§ What the task requires: Write out each entry, exactly the way it appears.
--- begin Data provided ---
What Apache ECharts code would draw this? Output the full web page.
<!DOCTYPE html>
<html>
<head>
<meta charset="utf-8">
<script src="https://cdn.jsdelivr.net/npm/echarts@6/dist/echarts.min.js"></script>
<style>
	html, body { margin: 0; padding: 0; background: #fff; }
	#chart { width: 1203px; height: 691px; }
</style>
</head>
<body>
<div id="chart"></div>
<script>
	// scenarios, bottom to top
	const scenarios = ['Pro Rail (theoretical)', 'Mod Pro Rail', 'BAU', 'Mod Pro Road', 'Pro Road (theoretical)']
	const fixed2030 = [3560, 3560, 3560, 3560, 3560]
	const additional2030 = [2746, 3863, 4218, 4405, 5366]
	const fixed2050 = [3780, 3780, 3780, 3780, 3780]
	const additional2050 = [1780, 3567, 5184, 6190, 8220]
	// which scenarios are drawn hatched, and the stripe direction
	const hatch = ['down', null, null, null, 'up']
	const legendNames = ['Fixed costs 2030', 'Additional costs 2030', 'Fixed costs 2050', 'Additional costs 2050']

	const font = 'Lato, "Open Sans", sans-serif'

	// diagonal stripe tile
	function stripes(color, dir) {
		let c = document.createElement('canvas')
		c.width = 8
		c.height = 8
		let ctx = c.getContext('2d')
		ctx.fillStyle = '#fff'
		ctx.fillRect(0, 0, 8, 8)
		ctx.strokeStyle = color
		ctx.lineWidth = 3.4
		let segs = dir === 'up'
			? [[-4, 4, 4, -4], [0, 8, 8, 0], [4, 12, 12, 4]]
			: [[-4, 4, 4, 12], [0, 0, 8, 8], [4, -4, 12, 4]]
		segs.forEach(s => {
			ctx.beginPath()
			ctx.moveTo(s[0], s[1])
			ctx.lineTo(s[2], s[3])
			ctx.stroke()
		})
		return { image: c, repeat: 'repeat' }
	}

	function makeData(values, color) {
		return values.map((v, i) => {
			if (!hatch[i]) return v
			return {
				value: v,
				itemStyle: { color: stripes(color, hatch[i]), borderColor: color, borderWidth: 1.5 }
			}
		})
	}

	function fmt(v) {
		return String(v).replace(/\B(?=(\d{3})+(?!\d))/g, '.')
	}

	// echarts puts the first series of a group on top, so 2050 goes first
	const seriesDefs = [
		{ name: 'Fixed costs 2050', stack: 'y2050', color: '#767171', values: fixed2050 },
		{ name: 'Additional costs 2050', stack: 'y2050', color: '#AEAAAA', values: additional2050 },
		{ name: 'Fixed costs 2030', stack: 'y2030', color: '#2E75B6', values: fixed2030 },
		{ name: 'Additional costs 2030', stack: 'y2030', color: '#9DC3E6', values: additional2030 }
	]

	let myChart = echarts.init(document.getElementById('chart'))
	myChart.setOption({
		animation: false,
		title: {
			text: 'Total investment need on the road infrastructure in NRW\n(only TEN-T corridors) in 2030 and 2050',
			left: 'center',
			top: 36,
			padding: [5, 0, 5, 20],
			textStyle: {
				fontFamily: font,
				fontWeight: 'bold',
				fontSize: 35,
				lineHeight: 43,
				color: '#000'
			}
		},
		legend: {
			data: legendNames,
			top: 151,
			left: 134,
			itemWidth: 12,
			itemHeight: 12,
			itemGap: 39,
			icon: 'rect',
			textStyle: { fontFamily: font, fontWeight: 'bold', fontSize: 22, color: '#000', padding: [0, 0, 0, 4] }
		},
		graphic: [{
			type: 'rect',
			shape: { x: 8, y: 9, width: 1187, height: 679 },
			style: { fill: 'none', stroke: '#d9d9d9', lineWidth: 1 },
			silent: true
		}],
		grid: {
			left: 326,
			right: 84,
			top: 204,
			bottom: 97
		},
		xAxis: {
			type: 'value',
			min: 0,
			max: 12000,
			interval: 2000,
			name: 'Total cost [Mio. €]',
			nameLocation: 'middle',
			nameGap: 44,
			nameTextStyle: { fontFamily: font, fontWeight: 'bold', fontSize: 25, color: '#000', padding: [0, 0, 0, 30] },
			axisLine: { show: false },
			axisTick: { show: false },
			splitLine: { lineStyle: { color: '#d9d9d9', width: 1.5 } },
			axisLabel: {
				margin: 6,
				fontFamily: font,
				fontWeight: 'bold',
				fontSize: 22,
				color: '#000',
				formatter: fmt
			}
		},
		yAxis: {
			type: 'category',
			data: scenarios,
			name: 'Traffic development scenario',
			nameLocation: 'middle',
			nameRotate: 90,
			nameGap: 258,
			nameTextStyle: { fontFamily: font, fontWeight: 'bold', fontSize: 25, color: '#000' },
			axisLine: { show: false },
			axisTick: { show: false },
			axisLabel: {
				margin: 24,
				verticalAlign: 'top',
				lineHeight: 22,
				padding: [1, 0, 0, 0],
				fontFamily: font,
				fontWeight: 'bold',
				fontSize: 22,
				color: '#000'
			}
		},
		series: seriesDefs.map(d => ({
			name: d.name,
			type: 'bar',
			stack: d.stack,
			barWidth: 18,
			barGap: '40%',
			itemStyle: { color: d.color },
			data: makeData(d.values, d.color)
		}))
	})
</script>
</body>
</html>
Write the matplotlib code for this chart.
--- end Data provided ---
§ Answer for the task:
What Apache ECharts code would draw this? Output the full web page.
<!DOCTYPE html>
<html>
<head>
<meta charset="utf-8">
<script src="https://cdn.jsdelivr.net/npm/echarts@6/dist/echarts.min.js"></script>
<style>
	html, body { margin: 0; padding: 0; background: #fff; }
	#chart { width: 1203px; height: 691px; }
</style>
</head>
<body>
<div id="chart"></div>
<script>
	// scenarios, bottom to top
	const scenarios = ['Pro Rail (theoretical)', 'Mod Pro Rail', 'BAU', 'Mod Pro Road', 'Pro Road (theoretical)']
	const fixed2030 = [3560, 3560, 3560, 3560, 3560]
	const additional2030 = [2746, 3863, 4218, 4405, 5366]
	const fixed2050 = [3780, 3780, 3780, 3780, 3780]
	const additional2050 = [1780, 3567, 5184, 6190, 8220]
	// which scenarios are drawn hatched, and the stripe direction
	const hatch = ['down', null, null, null, 'up']
	const legendNames = ['Fixed costs 2030', 'Additional costs 2030', 'Fixed costs 2050', 'Additional costs 2050']

	const font = 'Lato, "Open Sans", sans-serif'

	// diagonal stripe tile
	function stripes(color, dir) {
		let c = document.createElement('canvas')
		c.width = 8
		c.height = 8
		let ctx = c.getContext('2d')
		ctx.fillStyle = '#fff'
		ctx.fillRect(0, 0, 8, 8)
		ctx.strokeStyle = color
		ctx.lineWidth = 3.4
		let segs = dir === 'up'
			? [[-4, 4, 4, -4], [0, 8, 8, 0], [4, 12, 12, 4]]
			: [[-4, 4, 4, 12], [0, 0, 8, 8], [4, -4, 12, 4]]
		segs.forEach(s => {
			ctx.beginPath()
			ctx.moveTo(s[0], s[1])
			ctx.lineTo(s[2], s[3])
			ctx.stroke()
		})
		return { image: c, repeat: 'repeat' }
	}

	function makeData(values, color) {
		return values.map((v, i) => {
			if (!hatch[i]) return v
			return {
				value: v,
				itemStyle: { color: stripes(color, hatch[i]), borderColor: color, borderWidth: 1.5 }
			}
		})
	}

	function fmt(v) {
		return String(v).replace(/\B(?=(\d{3})+(?!\d))/g, '.')
	}

	// echarts puts the first series of a group on top, so 2050 goes first
	const seriesDefs = [
		{ name: 'Fixed costs 2050', stack: 'y2050', color: '#767171', values: fixed2050 },
		{ name: 'Additional costs 2050', stack: 'y2050', color: '#AEAAAA', values: additional2050 },
		{ name: 'Fixed costs 2030', stack: 'y2030', color: '#2E75B6', values: fixed2030 },
		{ name: 'Additional costs 2030', stack: 'y2030', color: '#9DC3E6', values: additional2030 }
	]

	let myChart = echarts.init(document.getElementById('chart'))
	myChart.setOption({
		animation: false,
		title: {
			text: 'Total investment need on the road infrastructure in NRW\n(only TEN-T corridors) in 2030 and 2050',
			left: 'center',
			top: 36,
			padding: [5, 0, 5, 20],
			textStyle: {
				fontFamily: font,
				fontWeight: 'bold',
				fontSize: 35,
				lineHeight: 43,
				color: '#000'
			}
		},
		legend: {
			data: legendNames,
			top: 151,
			left: 134,
			itemWidth: 12,
			itemHeight: 12,
			itemGap: 39,
			icon: 'rect',
			textStyle: { fontFamily: font, fontWeight: 'bold', fontSize: 22, color: '#000', padding: [0, 0, 0, 4] }
		},
		graphic: [{
			type: 'rect',
			shape: { x: 8, y: 9, width: 1187, height: 679 },
			style: { fill: 'none', stroke: '#d9d9d9', lineWidth: 1 },
			silent: true
		}],
		grid: {
			left: 326,
			right: 84,
			top: 204,
			bottom: 97
		},
		xAxis: {
			type: 'value',
			min: 0,
			max: 12000,
			interval: 2000,
			name: 'Total cost [Mio. €]',
			nameLocation: 'middle',
			nameGap: 44,
			nameTextStyle: { fontFamily: font, fontWeight: 'bold', fontSize: 25, color: '#000', padding: [0, 0, 0, 30] },
			axisLine: { show: false },
			axisTick: { show: false },
			splitLine: { lineStyle: { color: '#d9d9d9', width: 1.5 } },
			axisLabel: {
				margin: 6,
				fontFamily: font,
				fontWeight: 'bold',
				fontSize: 22,
				color: '#000',
				formatter: fmt
			}
		},
		yAxis: {
			type: 'category',
			data: scenarios,
			name: 'Traffic development scenario',
			nameLocation: 'middle',
			nameRotate: 90,
			nameGap: 258,
			nameTextStyle: { fontFamily: font, fontWeight: 'bold', fontSize: 25, color: '#000' },
			axisLine: { show: false },
			axisTick: { show: false },
			axisLabel: {
				margin: 24,
				verticalAlign: 'top',
				lineHeight: 22,
				padding: [1, 0, 0, 0],
				fontFamily: font,
				fontWeight: 'bold',
				fontSize: 22,
				color: '#000'
			}
		},
		series: seriesDefs.map(d => ({
			name: d.name,
			type: 'bar',
			stack: d.stack,
			barWidth: 18,
			barGap: '40%',
			itemStyle: { color: d.color },
			data: makeData(d.values, d.color)
		}))
	})
</script>
</body>
</html>
Write the matplotlib code for this chart.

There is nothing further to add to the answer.